Bisnis.com, JAKARTA—Realisasi perluasan ladang garam baru mencapai sekitar 4.000 hektare (Ha) dari target pengupayaan 10.000 Ha untuk mendukung swasembada garam konsumsi pada 2019.
Deputi Bidang Koordinasi Sumber Daya Alam dan Jasa Agung Kuswandoro menyebutkan seluas 4.000 Ha lahan tersebut di antaranya berada di Kupang, Nusa Tenggara Timur.
“[Tahun ini] ada [tambahan] sekitar 10.000 Ha. Sebagian sudah panen sebagian masih proses. Yang sudah real [sekitar] 4.000 Ha,” katanya usai menghadiri Pencanangan Percepatan Rehabilitasi Mangrove, Kamis (20/9/2018).
Dengan bertambahnya realisasi 4.000 Ha ladang garam baru, maka tahun ini diprediksi Indonesia memiliki 35.000 Ha ladang garam yang terdiri atas 26.000 Ha ladang garam rakyat, 5.000 Ha lahan milik PT Garam.
Lebih lanjut, Agung menyebutkan, pihaknya akan berusaha semaksimal mugkin untuk menyelesaikan ekstensifikasi 10.000 Ha lahan garam tersebut pada tahun ini.
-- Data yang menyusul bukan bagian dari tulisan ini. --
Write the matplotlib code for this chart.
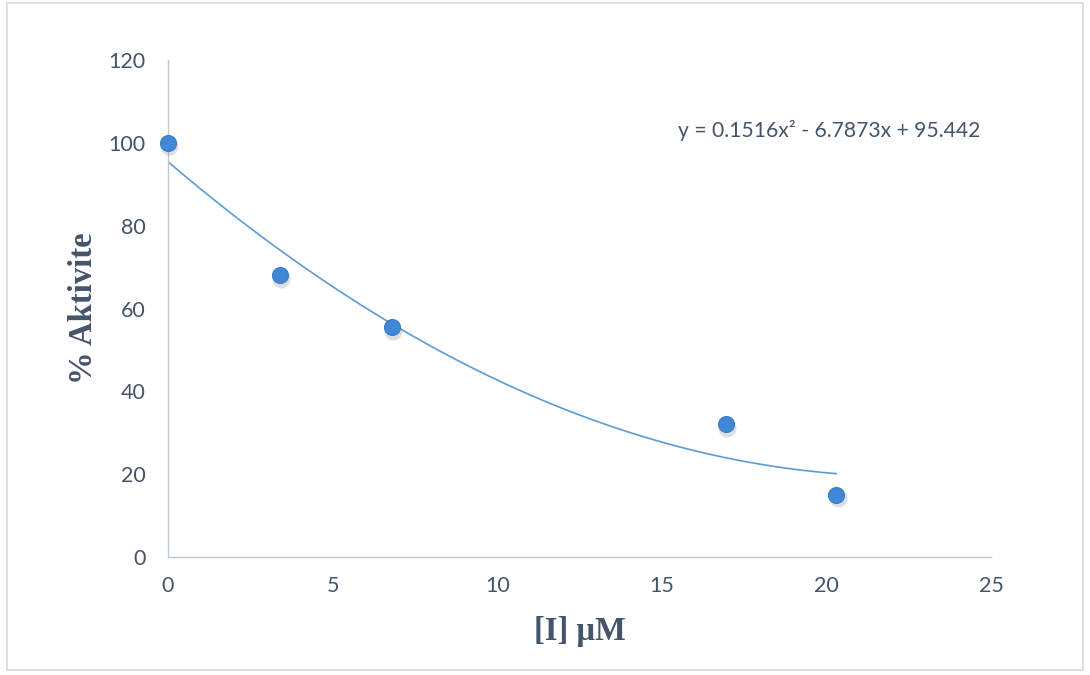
import numpy as np
import matplotlib
matplotlib.use("Agg")
import matplotlib.pyplot as plt
from matplotlib.patches import Rectangle
from matplotlib import transforms

# veriler
konsantrasyon = [0.0, 3.4, 6.8, 16.95, 20.3]
aktivite = [100.0, 68.0, 55.5, 32.0, 15.0]
trend_katsayi = [0.1516, -6.7873, 95.442]  # ax^2 + bx + c
x_ticks = [0, 5, 10, 15, 20, 25]
y_ticks = [0, 20, 40, 60, 80, 100, 120]

text_col = "#44546A"
axis_col = "#BCC8D8"
mark_col = "#3F88D5"
line_col = "#5B9BD5"

fig = plt.figure(figsize=(10.9, 6.75), dpi=100)
ax = fig.add_axes([0.1541, 0.1748, 0.7551, 0.7363])

# dış çerçeve
fig.patches.append(Rectangle((0.006, 0.008), 0.988, 0.987, transform=fig.transFigure,
                             fill=False, edgecolor="#D9D9D9", linewidth=1.2))

# trend çizgisi
xs = np.linspace(min(konsantrasyon), max(konsantrasyon), 200)
ax.plot(xs, np.polyval(trend_katsayi, xs), color=line_col, linewidth=1.2, zorder=2)

# gölge + noktalar
shadow = transforms.offset_copy(ax.transData, fig=fig, x=1.0, y=-2.5, units="points")
ax.plot(konsantrasyon, aktivite, "o", color="#8C97A6", alpha=0.3, markersize=13,
        markeredgewidth=0, transform=shadow, zorder=3, clip_on=False)
ax.plot(konsantrasyon, aktivite, "o", color=mark_col, markersize=11.5,
        markeredgecolor="#3A7CC4", markeredgewidth=0.8, zorder=4, clip_on=False)

ax.text(0.9866, 0.859, "y = 0.1516x\u00b2 - 6.7873x + 95.442",
        transform=ax.transAxes, ha="right", va="center", fontsize=15.2,
        color=text_col, family="Lato")

ax.set_xlim(0, 25)
ax.set_ylim(0, 120)
ax.set_xticks(x_ticks)
ax.set_yticks(y_ticks)
ax.tick_params(length=0, labelsize=15.5, labelcolor=text_col)
ax.tick_params(axis="y", pad=16)
ax.tick_params(axis="x", pad=14)
for lbl in ax.get_xticklabels() + ax.get_yticklabels():
    lbl.set_family("Lato")

for side in ("top", "right"):
    ax.spines[side].set_visible(False)
for side in ("left", "bottom"):
    ax.spines[side].set_color(axis_col)
    ax.spines[side].set_linewidth(1.0)

ax.set_xlabel("[I] \u00b5M", fontsize=23.5, fontweight="bold", family="Liberation Serif",
              color=text_col, labelpad=14)
ax.set_ylabel("% Aktivite", fontsize=23.5, fontweight="bold", family="Liberation Serif",
              color=text_col, labelpad=7)

fig.savefig("out.png", dpi=100)
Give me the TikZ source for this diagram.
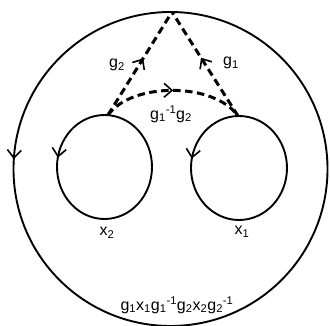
\documentclass[tikz,border=0pt]{standalone}
\usepackage{fontspec}
\setmainfont{Liberation Sans}
\usetikzlibrary{arrows.meta,decorations.markings}
\begin{document}
\begin{tikzpicture}[x=1pt,y=1pt,
  curve/.style={line width=1.9pt},
  dashline/.style={line width=3pt, dash pattern=on 7.5pt off 4.5pt},
  chev/.style={decoration={markings, mark=at position #1 with {\arrow{Straight Barb[length=8pt,width=14pt,line width=1.6pt]}}}, postaction={decorate}},
  lbl/.style={font=\fontsize{16}{18}\selectfont, inner sep=0pt}
]
\useasboundingbox (0,0) rectangle (330,326);
\coordinate (O) at (170.5,157);
\coordinate (C2) at (104.5,159);
\coordinate (C1) at (239,158);
\coordinate (T) at (172,314);
\coordinate (L) at (108,211);
\coordinate (R) at (238,210);
% outer boundary
\draw[curve, chev=0.49] (O) circle[radius=157];
% boundary circles
\draw[curve, chev=0.47] (C2) circle[x radius=47.5, y radius=52];
\draw[curve, chev=0.47] (C1) circle[x radius=48, y radius=52];
% dashed paths
\draw[dashline, chev=0.55] (L) -- (T);
\draw[dashline, chev=0.56] (R) -- (T);
\draw[dashline, chev=0.5] (L) .. controls (132,244) and (214,244) .. (R);
% labels
\node[lbl] (g2) at (117,261) {g\textsubscript{2}};
\node[lbl] (g1) at (231,263) {g\textsubscript{1}};
\node[lbl] (g12) at (171,212) {g\textsubscript{1}\textsuperscript{-1}g\textsubscript{2}};
\node[lbl] (x2) at (107,93) {x\textsubscript{2}};
\node[lbl] (x1) at (242,94) {x\textsubscript{1}};
\node[lbl] (w) at (177,21) {g\textsubscript{1}x\textsubscript{1}g\textsubscript{1}\textsuperscript{-1}g\textsubscript{2}x\textsubscript{2}g\textsubscript{2}\textsuperscript{-1}};
\end{tikzpicture}
\end{document}
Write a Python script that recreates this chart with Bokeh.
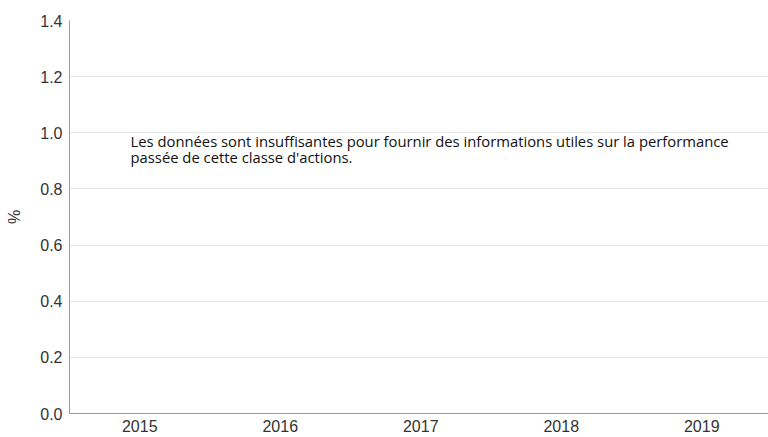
from bokeh.plotting import figure
from bokeh.models import Range1d, FixedTicker, Label
from bokeh.embed import file_html
from bokeh.resources import INLINE

years = ["2015", "2016", "2017", "2018", "2019"]
y_ticks = [0.0, 0.2, 0.4, 0.6, 0.8, 1.0, 1.2, 1.4]
y_labels = ["0.0", "0.2", "0.4", "0.6", "0.8", "1.0", "1.2", "1.4"]
message = ("Les données sont insuffisantes pour fournir des informations utiles sur la performance\n"
           "passée de cette classe d'actions.")

x_pos = [i + 0.5 for i in range(len(years))]

FRAME_LEFT = 69
FRAME_BOTTOM = 413

p = figure(width=768, height=437, output_backend="svg", toolbar_location=None,
           x_range=Range1d(0, 4.975), y_range=Range1d(0, 1.4),
           min_border_left=FRAME_LEFT, min_border_right=0, min_border_top=20,
           min_border_bottom=437 - FRAME_BOTTOM)
p.outline_line_color = None
p.background_fill_color = "white"
p.border_fill_color = "white"

AXIS_FONT = "Arial"

# x axis
p.xaxis.ticker = FixedTicker(ticks=x_pos)
p.xaxis.major_label_overrides = {x: y for x, y in zip(x_pos, years)}
p.xaxis.major_tick_line_color = None
p.xaxis.minor_tick_line_color = None
p.xaxis.major_tick_out = 0
p.xaxis.minor_tick_out = 0
p.xaxis.axis_line_color = "#9a9a9a"
p.xaxis.major_label_text_font = AXIS_FONT
p.xaxis.major_label_text_font_size = "16px"
p.xaxis.major_label_text_color = "#333333"
p.xaxis.major_label_standoff = 6
p.xgrid.grid_line_color = None

# y axis
p.yaxis.ticker = FixedTicker(ticks=y_ticks)
p.yaxis.major_label_overrides = {t: l for t, l in zip(y_ticks, y_labels)}
p.yaxis.major_tick_line_color = None
p.yaxis.minor_tick_line_color = None
p.yaxis.major_tick_out = 0
p.yaxis.minor_tick_out = 0
p.yaxis.axis_line_color = "#9a9a9a"
p.yaxis.major_label_text_font = AXIS_FONT
p.yaxis.major_label_text_font_size = "16px"
p.yaxis.major_label_text_color = "#333333"
p.yaxis.major_label_standoff = 7
p.yaxis.axis_label = "%"
p.yaxis.axis_label_text_font = AXIS_FONT
p.yaxis.axis_label_text_font_size = "16px"
p.yaxis.axis_label_text_font_style = "normal"
p.yaxis.axis_label_text_color = "#333333"
p.yaxis.axis_label_standoff = 14
p.ygrid.grid_line_color = "#e6e6e6"
p.ygrid.grid_line_width = 1

# label position in screen units relative to frame
lbl = Label(x=130 - FRAME_LEFT, y=FRAME_BOTTOM - 130, x_units="screen", y_units="screen",
            text=message, text_font="Open Sans", text_font_size="14.8px", text_color="#111111",
            text_baseline="top", text_align="left", text_line_height=0.84)
p.add_layout(lbl)

open("out.html", "w").write(file_html(p, INLINE))
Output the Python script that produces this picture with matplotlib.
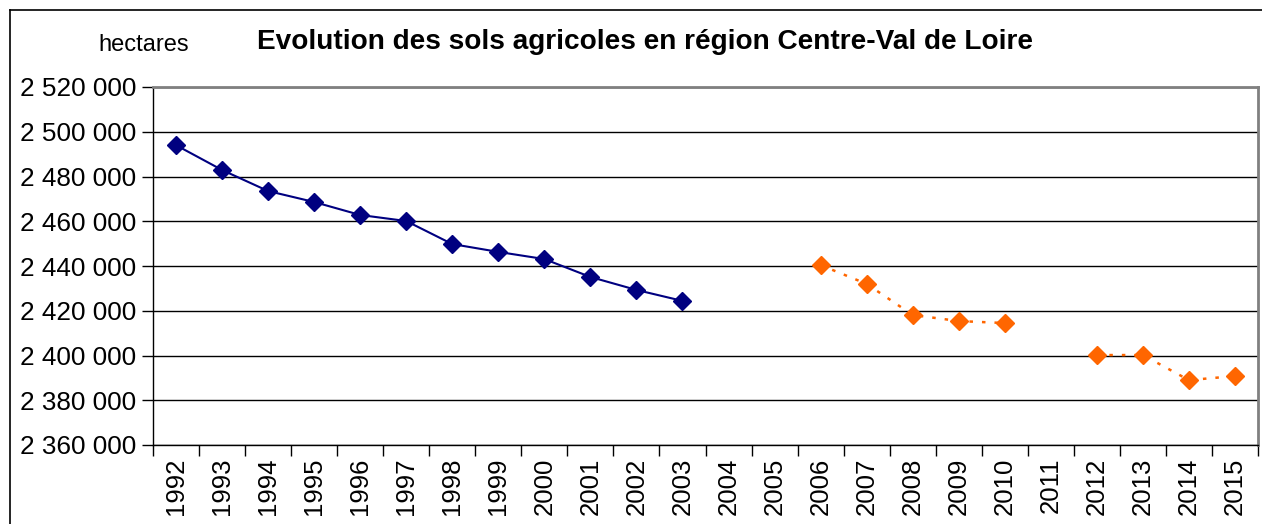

Namun, hal tersebut tidak mudah. Pasalnya, di antara lahan-lahan yang dibidik, sebagian diketahui merupakan milik masyarakat, tanah ulayat, dan bahkan ada tanah yang sudah diploting untuk kebutuhan lain seperti keperluan transmigrasi.
Untuk itu, kalau pun tidak bisa terealisasi tahun ini , penyelesaian proses clean and clear lahan akan diteruskan hingga tahun depan.
“Masalah utama ternyata adalah lahan itu ada yang milik masyarakat, milik ulayat, ada yang sudah diploting untuk kegiatan lain seperti transmigrasi . Ini harus diclearkan semua dari awal karena kalau tidak, nanti [ketika] ladangnya jadi, masalah bisa muncul,” tambahnya.
Sejauh ini, dari luasan 4.000 Ha tersebut, ada 400 Ha yang telah menjadi kelolaan PT Garam. Di luar itu, ada pula 225 ha lahan lainnya yang rencananya juga akan diserahkan untuk dikelola PT Garam tetapi masih dalam proses untuk memperjelas kepemilikan tanah.
“Harusnya ini untuk PT Garam semua karena dekat dengan posisi yang lama tapi sekarang masih dalam proses clean and clear oleh ATR [Kementerian Agraria dan Tata Ruang],” katanya.
Selain itu, ada pula lahan seluas 3,720 Ha yang dibidik dan telah didiamkan selama sekitar 26 tahun sehingga izin penggunaannya bisa dicabut jika tidak segera dimanfaatkan.
Terkait lahan ini dan sisa lahan target untuk, pihkanya akan terbuka kepada investor manapun yang berkeinginan mengelola ladang garam selama memenuhi syarat yang salah satunya adalah harus mau bekerja sama dengan masyarakat dan bisa mensejahterakan mereka.
Terkait tanah yang merupakan milik ulayat atau tanah adat, pihaknya berencana untuk berbcata dengan masyarakat adat. Adapun untuk tanah yang diplot untuk keperluan transmigrasi, pihaknya akan berkoordinasi dengan kementerian terkait.
“Justru itu, kita harus bicara dengan pihak adat, Kementerian Transmigrasi karena ada lahan luas yang ternyata sudah diplot untuk transmigrasi tapi saat ini kosong semua. Kita minta kalau bisa [agar] dialihkan tetapi kalau jadi milik rakyat [juga] nggak masalah,” jelasnya.
Selain 10.000 Ha lahan yang ditargetkan, pihaknya juga berusaha mencari potensi lahan lain yang bisa dijadikan ladang garam seperti di Timor Tengah Selatan dan Timor Timur Utara.